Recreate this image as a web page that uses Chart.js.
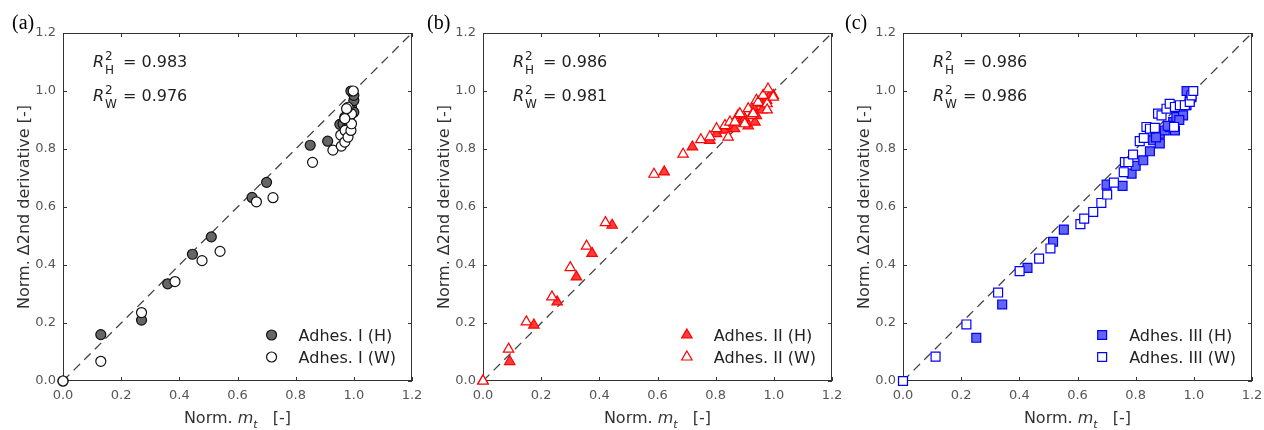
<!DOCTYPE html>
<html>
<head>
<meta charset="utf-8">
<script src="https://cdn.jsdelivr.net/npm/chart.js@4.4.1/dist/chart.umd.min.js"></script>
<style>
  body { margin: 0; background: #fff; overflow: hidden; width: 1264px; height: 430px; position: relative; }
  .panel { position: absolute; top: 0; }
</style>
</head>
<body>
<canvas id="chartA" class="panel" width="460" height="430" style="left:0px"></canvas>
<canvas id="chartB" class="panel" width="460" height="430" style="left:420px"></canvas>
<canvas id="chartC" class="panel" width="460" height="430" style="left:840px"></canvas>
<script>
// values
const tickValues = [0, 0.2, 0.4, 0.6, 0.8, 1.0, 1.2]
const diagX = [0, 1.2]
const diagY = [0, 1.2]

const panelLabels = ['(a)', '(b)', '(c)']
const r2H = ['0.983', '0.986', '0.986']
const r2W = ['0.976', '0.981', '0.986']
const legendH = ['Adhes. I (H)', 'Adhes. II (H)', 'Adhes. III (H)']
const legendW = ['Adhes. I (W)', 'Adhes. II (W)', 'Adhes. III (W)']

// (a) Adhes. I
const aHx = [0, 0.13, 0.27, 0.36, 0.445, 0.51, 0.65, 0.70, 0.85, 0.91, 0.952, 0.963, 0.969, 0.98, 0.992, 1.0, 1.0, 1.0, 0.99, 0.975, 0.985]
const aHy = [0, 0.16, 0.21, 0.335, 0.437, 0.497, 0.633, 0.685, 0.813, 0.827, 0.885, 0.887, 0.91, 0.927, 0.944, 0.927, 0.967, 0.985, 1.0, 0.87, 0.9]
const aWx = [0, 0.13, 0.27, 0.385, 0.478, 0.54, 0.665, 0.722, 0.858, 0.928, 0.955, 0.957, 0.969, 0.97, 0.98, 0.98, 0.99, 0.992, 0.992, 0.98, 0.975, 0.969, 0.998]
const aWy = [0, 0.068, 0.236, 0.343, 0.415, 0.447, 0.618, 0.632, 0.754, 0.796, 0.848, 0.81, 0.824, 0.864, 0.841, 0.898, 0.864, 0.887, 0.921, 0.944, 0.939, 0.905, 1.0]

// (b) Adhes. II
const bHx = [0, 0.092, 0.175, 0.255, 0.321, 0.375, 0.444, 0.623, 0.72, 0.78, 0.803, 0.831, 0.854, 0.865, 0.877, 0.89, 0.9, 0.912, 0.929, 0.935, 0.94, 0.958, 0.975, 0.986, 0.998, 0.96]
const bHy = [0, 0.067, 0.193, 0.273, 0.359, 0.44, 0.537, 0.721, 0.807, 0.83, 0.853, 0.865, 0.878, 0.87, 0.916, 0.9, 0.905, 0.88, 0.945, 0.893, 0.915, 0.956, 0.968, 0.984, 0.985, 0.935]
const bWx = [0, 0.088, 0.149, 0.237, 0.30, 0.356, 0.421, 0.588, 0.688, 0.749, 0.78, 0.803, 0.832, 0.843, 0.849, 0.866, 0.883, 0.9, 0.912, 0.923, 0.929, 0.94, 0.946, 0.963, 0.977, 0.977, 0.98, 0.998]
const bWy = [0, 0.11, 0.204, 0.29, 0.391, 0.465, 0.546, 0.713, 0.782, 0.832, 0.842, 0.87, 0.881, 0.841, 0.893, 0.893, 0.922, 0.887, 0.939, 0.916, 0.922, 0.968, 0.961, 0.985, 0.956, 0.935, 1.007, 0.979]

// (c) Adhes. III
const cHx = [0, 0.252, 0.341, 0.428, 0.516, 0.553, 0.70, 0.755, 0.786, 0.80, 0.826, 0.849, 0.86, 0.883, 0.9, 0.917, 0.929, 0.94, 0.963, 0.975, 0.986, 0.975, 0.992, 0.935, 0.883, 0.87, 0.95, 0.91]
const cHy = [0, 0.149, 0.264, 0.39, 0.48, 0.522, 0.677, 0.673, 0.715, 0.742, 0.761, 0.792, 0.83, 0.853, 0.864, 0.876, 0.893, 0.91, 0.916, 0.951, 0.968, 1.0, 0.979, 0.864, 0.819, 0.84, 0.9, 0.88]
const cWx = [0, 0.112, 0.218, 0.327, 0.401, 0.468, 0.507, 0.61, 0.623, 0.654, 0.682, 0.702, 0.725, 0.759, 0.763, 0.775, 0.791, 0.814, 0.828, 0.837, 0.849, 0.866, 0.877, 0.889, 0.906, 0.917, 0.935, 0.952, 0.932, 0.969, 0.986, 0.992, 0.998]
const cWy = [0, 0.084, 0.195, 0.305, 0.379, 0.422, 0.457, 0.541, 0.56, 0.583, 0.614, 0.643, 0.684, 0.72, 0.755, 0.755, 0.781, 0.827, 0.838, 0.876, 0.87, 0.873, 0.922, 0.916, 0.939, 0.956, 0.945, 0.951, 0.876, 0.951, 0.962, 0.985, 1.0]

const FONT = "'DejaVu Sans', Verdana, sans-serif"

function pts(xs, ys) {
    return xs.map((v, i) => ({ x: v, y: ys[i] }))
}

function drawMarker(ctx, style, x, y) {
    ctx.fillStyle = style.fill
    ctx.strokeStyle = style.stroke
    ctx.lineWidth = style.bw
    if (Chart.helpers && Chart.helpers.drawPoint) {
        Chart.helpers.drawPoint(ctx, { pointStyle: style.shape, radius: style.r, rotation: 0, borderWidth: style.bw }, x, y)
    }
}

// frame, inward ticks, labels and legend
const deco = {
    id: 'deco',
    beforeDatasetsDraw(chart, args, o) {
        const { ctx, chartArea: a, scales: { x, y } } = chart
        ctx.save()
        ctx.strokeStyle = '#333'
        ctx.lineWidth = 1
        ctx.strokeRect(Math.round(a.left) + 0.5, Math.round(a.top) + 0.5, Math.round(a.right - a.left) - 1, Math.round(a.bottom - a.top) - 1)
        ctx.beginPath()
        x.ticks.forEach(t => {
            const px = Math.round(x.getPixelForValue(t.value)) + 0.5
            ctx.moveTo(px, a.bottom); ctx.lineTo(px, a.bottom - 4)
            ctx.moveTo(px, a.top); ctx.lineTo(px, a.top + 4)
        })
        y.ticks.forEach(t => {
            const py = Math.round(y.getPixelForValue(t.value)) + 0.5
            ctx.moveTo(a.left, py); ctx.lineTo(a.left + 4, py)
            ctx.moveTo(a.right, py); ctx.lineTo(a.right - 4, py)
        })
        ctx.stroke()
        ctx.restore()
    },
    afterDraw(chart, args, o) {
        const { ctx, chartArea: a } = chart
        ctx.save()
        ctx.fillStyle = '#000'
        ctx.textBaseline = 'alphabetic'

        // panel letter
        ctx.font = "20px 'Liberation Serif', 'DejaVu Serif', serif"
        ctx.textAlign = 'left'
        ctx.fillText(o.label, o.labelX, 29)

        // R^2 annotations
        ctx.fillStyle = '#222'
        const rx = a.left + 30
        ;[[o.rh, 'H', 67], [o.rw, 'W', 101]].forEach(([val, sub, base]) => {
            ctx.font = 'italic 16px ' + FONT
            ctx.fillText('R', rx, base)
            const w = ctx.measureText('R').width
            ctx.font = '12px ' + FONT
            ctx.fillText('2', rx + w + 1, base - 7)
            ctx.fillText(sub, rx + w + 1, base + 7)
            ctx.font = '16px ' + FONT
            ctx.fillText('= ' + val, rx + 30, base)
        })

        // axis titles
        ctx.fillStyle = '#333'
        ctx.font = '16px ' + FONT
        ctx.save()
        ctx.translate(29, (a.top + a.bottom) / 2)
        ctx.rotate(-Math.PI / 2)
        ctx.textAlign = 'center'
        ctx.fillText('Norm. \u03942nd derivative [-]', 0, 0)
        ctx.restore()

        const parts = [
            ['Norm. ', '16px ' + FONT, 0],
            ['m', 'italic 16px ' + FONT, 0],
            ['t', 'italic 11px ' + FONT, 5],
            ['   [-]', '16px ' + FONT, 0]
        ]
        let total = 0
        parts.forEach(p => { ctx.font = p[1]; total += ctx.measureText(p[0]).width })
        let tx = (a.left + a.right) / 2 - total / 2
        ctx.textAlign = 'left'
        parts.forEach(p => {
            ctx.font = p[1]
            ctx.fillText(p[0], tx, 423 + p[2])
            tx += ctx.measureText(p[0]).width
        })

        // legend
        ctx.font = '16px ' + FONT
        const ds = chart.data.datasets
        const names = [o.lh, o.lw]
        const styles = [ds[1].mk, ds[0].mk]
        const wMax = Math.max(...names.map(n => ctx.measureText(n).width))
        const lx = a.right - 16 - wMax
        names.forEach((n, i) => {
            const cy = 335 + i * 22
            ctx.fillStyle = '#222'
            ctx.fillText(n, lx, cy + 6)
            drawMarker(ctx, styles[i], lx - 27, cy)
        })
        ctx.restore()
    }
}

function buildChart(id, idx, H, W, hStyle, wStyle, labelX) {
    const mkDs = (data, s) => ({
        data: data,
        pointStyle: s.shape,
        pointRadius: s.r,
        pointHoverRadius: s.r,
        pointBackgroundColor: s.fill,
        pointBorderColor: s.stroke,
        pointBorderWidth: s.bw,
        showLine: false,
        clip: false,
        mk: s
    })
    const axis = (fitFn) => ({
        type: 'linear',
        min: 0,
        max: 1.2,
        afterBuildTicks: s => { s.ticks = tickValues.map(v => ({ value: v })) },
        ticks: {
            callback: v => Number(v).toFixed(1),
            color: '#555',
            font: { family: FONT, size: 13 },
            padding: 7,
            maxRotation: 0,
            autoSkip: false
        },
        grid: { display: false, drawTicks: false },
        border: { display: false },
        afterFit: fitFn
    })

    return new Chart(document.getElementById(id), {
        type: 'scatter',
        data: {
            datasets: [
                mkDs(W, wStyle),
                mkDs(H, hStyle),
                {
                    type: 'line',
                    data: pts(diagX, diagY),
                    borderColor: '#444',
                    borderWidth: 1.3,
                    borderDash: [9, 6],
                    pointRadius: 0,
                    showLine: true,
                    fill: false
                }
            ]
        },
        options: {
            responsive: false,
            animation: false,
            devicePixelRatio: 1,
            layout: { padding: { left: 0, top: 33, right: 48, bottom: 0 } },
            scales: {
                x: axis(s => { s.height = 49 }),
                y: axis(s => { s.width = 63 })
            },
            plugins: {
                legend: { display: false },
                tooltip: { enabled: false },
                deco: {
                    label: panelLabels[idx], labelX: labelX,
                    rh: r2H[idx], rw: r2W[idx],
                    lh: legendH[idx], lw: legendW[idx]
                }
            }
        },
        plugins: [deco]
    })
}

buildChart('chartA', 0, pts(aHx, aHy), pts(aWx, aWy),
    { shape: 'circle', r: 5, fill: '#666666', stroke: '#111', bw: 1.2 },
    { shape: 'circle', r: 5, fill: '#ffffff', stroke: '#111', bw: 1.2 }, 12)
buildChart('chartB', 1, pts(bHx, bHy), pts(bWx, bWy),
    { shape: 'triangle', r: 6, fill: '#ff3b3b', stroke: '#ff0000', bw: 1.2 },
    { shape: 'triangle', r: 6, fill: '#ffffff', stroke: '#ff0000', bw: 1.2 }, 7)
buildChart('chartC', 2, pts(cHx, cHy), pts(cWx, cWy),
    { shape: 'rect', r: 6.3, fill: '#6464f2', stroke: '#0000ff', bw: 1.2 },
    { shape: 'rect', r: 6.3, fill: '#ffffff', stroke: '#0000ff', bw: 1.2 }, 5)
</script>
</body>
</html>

################

**The request**
Each line from the top of the material through the line containing "const legendW = ['Adhes." should be reproduced exactly; please drop any images.

**Full output**
Recreate this image as a web page that uses Chart.js.
<!DOCTYPE html>
<html>
<head>
<meta charset="utf-8">
<script src="https://cdn.jsdelivr.net/npm/chart.js@4.4.1/dist/chart.umd.min.js"></script>
<style>
  body { margin: 0; background: #fff; overflow: hidden; width: 1264px; height: 430px; position: relative; }
  .panel { position: absolute; top: 0; }
</style>
</head>
<body>
<canvas id="chartA" class="panel" width="460" height="430" style="left:0px"></canvas>
<canvas id="chartB" class="panel" width="460" height="430" style="left:420px"></canvas>
<canvas id="chartC" class="panel" width="460" height="430" style="left:840px"></canvas>
<script>
// values
const tickValues = [0, 0.2, 0.4, 0.6, 0.8, 1.0, 1.2]
const diagX = [0, 1.2]
const diagY = [0, 1.2]

const panelLabels = ['(a)', '(b)', '(c)']
const r2H = ['0.983', '0.986', '0.986']
const r2W = ['0.976', '0.981', '0.986']
const legendH = ['Adhes. I (H)', 'Adhes. II (H)', 'Adhes. III (H)']
const legendW = ['Adhes. I (W)', 'Adhes. II (W)', 'Adhes. III (W)']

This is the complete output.